At its worst in the late 1990s, about 10 percent of the upper ozone layer was depleted, said Newman. Since 2000, it has increased by about 1 to 3 percent per decade, the report said.
This year, the ozone hole over the South Pole peaked at nearly 9.6 million square miles (24.8 million square kilometers). That's about 16 percent smaller than the biggest hole recorded—11.4 million square miles (29.6 million square kilometers) in 2006.
The hole reaches its peak in September and October and disappears by late December until the next Southern Hemisphere spring, Newman said.
The ozone layer starts at about 6 miles (10 kilometers) above Earth and stretches for nearly 25 miles (40 kilometers); ozone is a colorless combination of three oxygen atoms.
If nothing had been done to stop the thinning, the world would have destroyed two-thirds of its ozone layer by 2065, Newman said.
But it's not a complete success yet, said University of Colorado's Brian Toon, who wasn't part of the report.
"We are only at a point where recovery may have started," Toon said, pointing to some ozone measurements that haven't increased yet.
Another problem is that new technology has found an increase in emissions of a banned CFC out of East Asia, the report noted.
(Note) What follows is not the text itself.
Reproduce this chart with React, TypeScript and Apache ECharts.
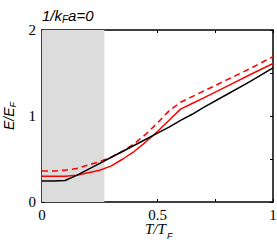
import React, { useEffect, useRef } from "react";
import * as echarts from "echarts";

const tValues = [0, 0.05, 0.1, 0.15, 0.2, 0.25, 0.3, 0.35, 0.4, 0.45, 0.5, 0.55, 0.6, 0.65, 0.7, 0.8, 0.9, 1.0];
const blackE = [0.245, 0.245, 0.25, 0.31, 0.38, 0.45, 0.52, 0.59, 0.66, 0.73, 0.8, 0.87, 0.95, 1.02, 1.1, 1.25, 1.4, 1.56];
const redSolidE = [0.3, 0.3, 0.3, 0.31, 0.34, 0.37, 0.42, 0.5, 0.59, 0.7, 0.82, 0.95, 1.08, 1.145, 1.21, 1.345, 1.48, 1.61];
const redDashedE = [0.36, 0.36, 0.37, 0.39, 0.43, 0.47, 0.52, 0.59, 0.68, 0.79, 0.92, 1.06, 1.16, 1.225, 1.29, 1.42, 1.55, 1.69];
const shadeRange = [0, 0.27];
const xLabelValues = [0, 0.5, 1];
const yLabelValues = [0, 1, 2];

const pairs = (ys: number[]) => tValues.map((t, i) => [t, ys[i]]);

export default function App() {
  const ref = useRef<HTMLDivElement>(null);
  useEffect(() => {
    document.body.style.margin = "0";
    const chart = echarts.init(ref.current!, null, { renderer: "svg" });
    const serif = "Liberation Serif";
    const axisCommon = {
      type: "value" as const,
      axisLine: { show: true, onZero: false, lineStyle: { color: "#000", width: 1.5 } },
      splitLine: { show: false },
    };
    chart.setOption({
      animation: false,
      title: {
        text: "{a|1/k}{s|F}{a|a=0}",
        left: 37,
        top: 1,
        textStyle: {
          rich: {
            a: { fontFamily: "Liberation Sans", fontStyle: "italic", fontWeight: "normal", fontSize: 15, color: "#000" },
            s: { fontFamily: "Liberation Sans", fontStyle: "italic", fontWeight: "normal", fontSize: 10, color: "#000", padding: [8, 0, 0, 0] },
          },
        },
      },
      graphic: [
        {
          type: "text",
          left: 145,
          top: 221,
          style: { text: "T/T", font: "italic 15px 'Liberation Serif'", fill: "#000" },
        },
        {
          type: "text",
          left: 167,
          top: 231,
          style: { text: "F", font: "italic 9px 'Liberation Sans'", fill: "#000" },
        },
      ],
      grid: { left: 42, right: 4, top: 30, bottom: 40, outerBoundsMode: "none", containLabel: false },
      xAxis: [
        {
          ...axisCommon,
          min: 0,
          max: 1,
          interval: 0.25,
          axisTick: { show: true, inside: true, length: 3, lineStyle: { color: "#000", width: 1 } },
          axisLabel: {
            fontFamily: serif,
            fontSize: 15,
            color: "#000",
            margin: 5,
            formatter: (v: number) => (xLabelValues.includes(v) ? String(v) : ""),
          },
        },
        {
          ...axisCommon,
          position: "top",
          min: 0,
          max: 1,
          interval: 0.25,
          axisTick: { show: true, inside: true, length: 3, lineStyle: { color: "#000", width: 1 } },
          axisLabel: { show: false },
        },
      ],
      yAxis: [
        {
          ...axisCommon,
          min: 0,
          max: 2,
          interval: 0.5,
          name: "{a|E/E}{s|F}",
          nameLocation: "middle",
          nameGap: 22,
          nameRotate: 90,
          nameTextStyle: {
            rich: {
              a: { fontFamily: "Liberation Sans", fontStyle: "italic", fontSize: 14, color: "#000" },
              s: { fontFamily: "Liberation Sans", fontStyle: "italic", fontSize: 9, color: "#000", padding: [8, 0, 0, 0] },
            },
          },
          axisTick: { show: true, inside: true, length: 3, lineStyle: { color: "#000", width: 1 } },
          axisLabel: {
            fontFamily: serif,
            fontSize: 15,
            color: "#000",
            margin: 6,
            formatter: (v: number) => (yLabelValues.includes(v) ? String(v) : ""),
          },
        },
        {
          ...axisCommon,
          position: "right",
          min: 0,
          max: 2,
          interval: 0.5,
          axisTick: { show: true, inside: true, length: 3, lineStyle: { color: "#000", width: 1 } },
          axisLabel: { show: false },
        },
      ],
      series: [
        {
          type: "line",
          data: pairs(redDashedE),
          showSymbol: false,
          lineStyle: { color: "#ff0000", width: 1.6, type: [6, 4] },
          markArea: {
            silent: true,
            itemStyle: { color: "#dcdcdc" },
            data: [[{ xAxis: shadeRange[0] }, { xAxis: shadeRange[1] }]],
          },
          z: 3,
        },
        {
          type: "line",
          data: pairs(redSolidE),
          showSymbol: false,
          lineStyle: { color: "#ff0000", width: 1.5 },
          z: 3,
        },
        {
          type: "line",
          data: pairs(blackE),
          showSymbol: false,
          lineStyle: { color: "#000", width: 1.5 },
          z: 4,
        },
      ],
    });
    return () => chart.dispose();
  }, []);
  return <div ref={ref} style={{ width: 277, height: 242 }} />;
}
On its own, the ozone hole has slightly shielded Antarctica from the much larger effects of global warming—it has heated up but not as much as it likely would without ozone depletion, said Ross Salawitch, a University of Maryland atmospheric scientist who co-authored the report.
So a healed ozone layer will worsen man-made climate change there a bit, Newman said.
Scientists don't know how much a healed ozone hole will further warm Antarctica, but they do know the immediate effects of ozone depletion on the world and human health, so "it would be incredibly irresponsible not to do this," Salawitch said.
And the replacements now being used to cool cars and refrigerators need to be replaced themselves with chemicals that don't worsen global warming, Newman said. An amendment to the Montreal Protocol that goes into effect next year would cut use of some of those gases.
"I don't think we can do a victory lap until 2060," Newman said. "That will be for our grandchildren to do."